The more fundamental problem with mass legal immigration, however, is that it’s an anachronism, something we’ve outgrown. As a young nation settling the land and later industrializing, we could successfully make use of a large number of new workers from abroad, though even in the past immigration created great social turmoil. But we are today a very different, more mature, nation. Our post-industrial, knowledge-based economy offers fewer opportunities for advancement to legal newcomers with little education, at the same time that our own less-educated are under great stress. A modern welfare state means that less-skilled legal workers, who necessarily earn low wages, create huge costs to taxpayers. Modern transportation and communications, combined with a post-national American elite, mean that immigrants — even skilled immigrants — have less need to assimilate and join the American people emotionally rather than just on paper. In short, mass immigration is incompatible with contemporary society.

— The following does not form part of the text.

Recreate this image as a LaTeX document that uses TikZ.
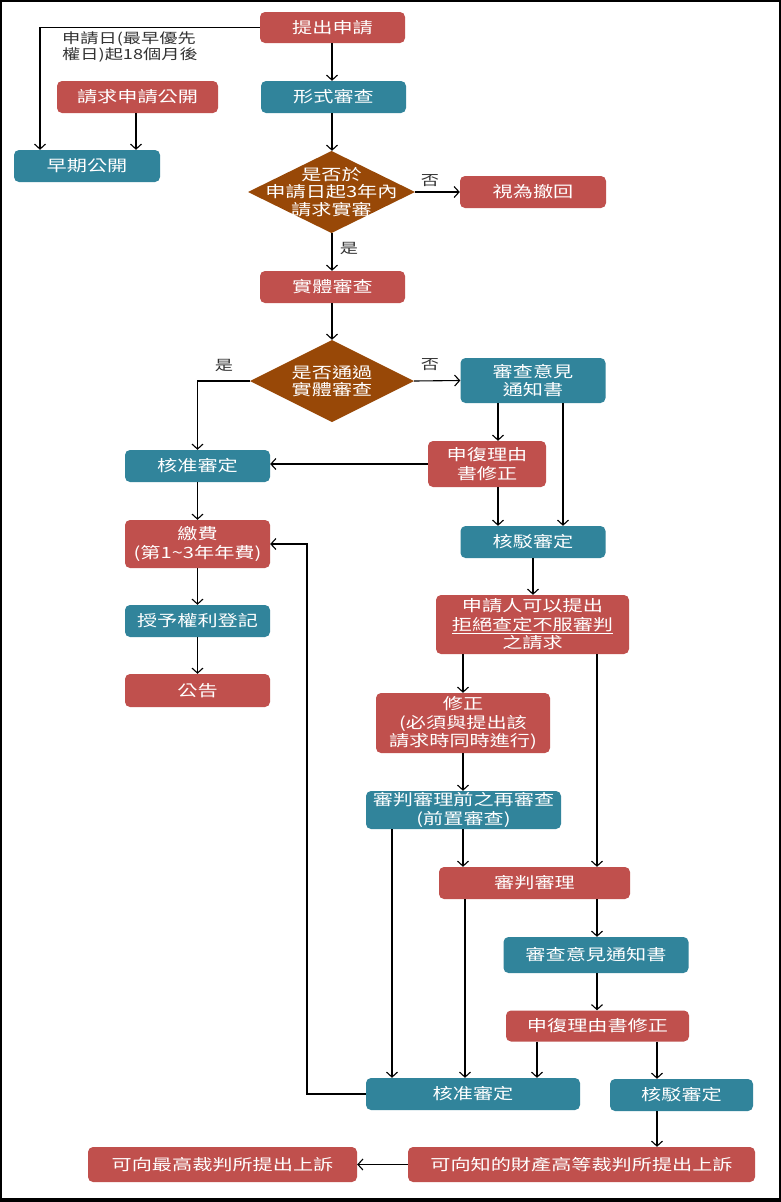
\documentclass[tikz,border=0pt]{standalone}
\usepackage{fontspec}
\setmainfont[FakeStretch=1.3]{Noto Sans CJK TC}
\usetikzlibrary{arrows.meta,calc}
\definecolor{cred}{HTML}{C0504D}
\definecolor{cteal}{HTML}{31849B}
\definecolor{cbrown}{HTML}{984807}
\begin{document}
\begin{tikzpicture}[x=1pt,y=-1pt,
  base/.style={rounded corners=5pt, text=white, inner sep=0pt, align=center,
    font=\fontsize{15.5}{18.5}\selectfont},
  rbox/.style={base, fill=cred},
  tbox/.style={base, fill=cteal},
  diam/.style={draw=none, fill=cbrown},
  dtext/.style={text=white, align=center, inner sep=0pt, font=\fontsize{15.5}{17.5}\selectfont},
  arr/.style={line width=1.1pt, -{Straight Barb[length=5pt,width=11pt,line width=1.1pt]}},
  lab/.style={inner sep=0pt, font=\fontsize{14}{15.5}\selectfont, text=black!80}]
% frame
\fill[black] (0,0) rectangle (781,1202);
\fill[white] (2,2) rectangle (778.5,1197.5);
\useasboundingbox (0,0) rectangle (781,1202);
% nodes
\node[rbox, minimum width=145, minimum height=31] (n1) at (332.5,27.5) {提出申請};
\node[tbox, minimum width=145, minimum height=32] (n2) at (333.5,97) {形式審查};
\path[diam] (248,192) -- (331.5,151) -- (415,192) -- (331.5,233) -- cycle;
\node[inner sep=0pt, minimum width=167, minimum height=82] (d1) at (331.5,192) {};
\node[dtext] (d1t) at (331.5,192) {是否於\\申請日起3年內\\請求實審};
\node[rbox, minimum width=146, minimum height=32] (n4) at (533,192) {視為撤回};
\node[rbox, minimum width=145, minimum height=32] (n5) at (332.5,287) {實體審查};
\path[diam] (250,381) -- (332,340) -- (414,381) -- (332,422) -- cycle;
\node[inner sep=0pt, minimum width=164, minimum height=82] (d2) at (332,381) {};
\node[dtext] (d2t) at (332,381) {是否通過\\實體審查};
\node[tbox, minimum width=145, minimum height=45] (n7) at (533,380.5) {審查意見\\通知書};
\node[rbox, minimum width=118, minimum height=46] (n8) at (487,464) {申復理由\\書修正};
\node[tbox, minimum width=145, minimum height=32] (n9) at (197.5,466) {核准審定};
\node[tbox, minimum width=145, minimum height=32] (n10) at (533,542) {核駁審定};
\node[rbox, minimum width=145, minimum height=48] (n11) at (197.5,544) {繳費\\(第1\textasciitilde 3年年費)};
\node[tbox, minimum width=145, minimum height=32] (n12) at (197.5,621) {授予權利登記};
\node[rbox, minimum width=145, minimum height=33] (n13) at (197.5,690.5) {公告};
\node[rbox, minimum width=161, minimum height=32] (n14) at (137.5,97) {請求申請公開};
\node[tbox, minimum width=146, minimum height=32] (n15) at (87,166) {早期公開};
\node[lab, anchor=north west, align=left] (ann) at (62,32) {申請日(最早優先\\權日)起18個月後};
\node[rbox, minimum width=193, minimum height=59] (n17) at (532.5,624.5) {申請人可以提出\\\underline{拒絕查定不服審判}\\之請求};
\node[rbox, minimum width=174, minimum height=60] (n18) at (463,723) {修正\\(必須與提出該\\請求時同時進行)};
\node[tbox, minimum width=195, minimum height=38] (n19) at (463.5,810) {審判審理前之再審查\\(前置審查)};
\node[rbox, minimum width=191, minimum height=32] (n20) at (534.5,883) {審判審理};
\node[tbox, minimum width=185, minimum height=36] (n21) at (596,955) {審查意見通知書};
\node[rbox, minimum width=183, minimum height=31] (n22) at (597.5,1026) {申復理由書修正};
\node[tbox, minimum width=214, minimum height=32] (n23) at (473,1094) {核准審定};
\node[tbox, minimum width=143, minimum height=32] (n24) at (681.5,1095) {核駁審定};
\node[rbox, minimum width=347, minimum height=35] (n25) at (581.5,1164.5) {可向知的財產高等裁判所提出上訴};
\node[rbox, minimum width=269, minimum height=35] (n26) at (222.5,1164.5) {可向最高裁判所提出上訴};
% helper coordinates
\coordinate (cL) at (40,0);
\coordinate (cR) at (307,0);
\coordinate (x498) at (498,0);
\coordinate (x563) at (563,0);
\coordinate (x463) at (463,0);
\coordinate (x597) at (597,0);
\coordinate (x392) at (392,0);
\coordinate (x465) at (465,0);
\coordinate (x537) at (537,0);
\coordinate (x657) at (657,0);
\coordinate (x332) at (332,0);
\coordinate (x136) at (136,0);
% connectors
\draw[arr] (n1.west) -- (cL |- n1.west) -- (cL |- n15.north);
\draw[arr] (x136 |- n14.south) -- (x136 |- n15.north);
\draw[arr] (x332 |- n1.south) -- (x332 |- n2.north);
\draw[arr] (x332 |- n2.south) -- (x332 |- d1.north);
\draw[arr] (d1.east) -- (n4.west);
\node[lab] (l1) at (430,181) {否};
\draw[arr] (x332 |- d1.south) -- (x332 |- n5.north);
\node[lab] (l2) at (349,248) {是};
\draw[arr] (x332 |- n5.south) -- (x332 |- d2.north);
\draw[arr] (d2.west) -- (n9.north |- d2.west) -- (n9.north);
\node[lab] (l3) at (224,365) {是};
\draw[arr] (d2.east) -- (n7.west);
\node[lab] (l4) at (430,365) {否};
\draw[arr] (x498 |- n7.south) -- (x498 |- n8.north);
\draw[arr] (x563 |- n7.south) -- (x563 |- n10.north);
\draw[arr] (n8.west) -- (n8.west -| n9.east);
\draw[arr] (x498 |- n8.south) -- (x498 |- n10.north);
\draw[arr] (n9.south) -- (n11.north);
\draw[arr] (n11.south) -- (n12.north);
\draw[arr] (n12.south) -- (n13.north);
\draw[arr] (n10.south) -- (n10.south |- n17.north);
\draw[arr] (x463 |- n17.south) -- (x463 |- n18.north);
\draw[arr] (x597 |- n17.south) -- (x597 |- n20.north);
\draw[arr] (x463 |- n18.south) -- (x463 |- n19.north);
\draw[arr] (x463 |- n19.south) -- (x463 |- n20.north);
\draw[arr] (x392 |- n19.south) -- (x392 |- n23.north);
\draw[arr] (x465 |- n20.south) -- (x465 |- n23.north);
\draw[arr] (x597 |- n20.south) -- (x597 |- n21.north);
\draw[arr] (x597 |- n21.south) -- (x597 |- n22.north);
\draw[arr] (x537 |- n22.south) -- (x537 |- n23.north);
\draw[arr] (x657 |- n22.south) -- (x657 |- n24.north);
\draw[arr] (x657 |- n24.south) -- (x657 |- n25.north);
\draw[arr] (n25.west) -- (n26.east);
\draw[arr] (n23.west) -- (cR |- n23.west) -- (cR |- n11.east) -- (n11.east);
\end{tikzpicture}
\end{document}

Many of the concerns people express regarding illegal immigration are actually about immigration as a whole, most of which is legal. Most illegal immigrants work on the books for more than minimum wage — so job competition faced by less-skilled Americans has less to do with legal status and more to do with simple numbers. Likewise with welfare; illegals collect benefits on behalf of their U.S.-born children but are ineligible themselves, whereas legal immigrants use a much wider array of taxpayer-funded services. The same dynamic is true with the increase in poverty, in economic inequality, in the growth in the uninsured — legal immigration has a much larger impact than illegal.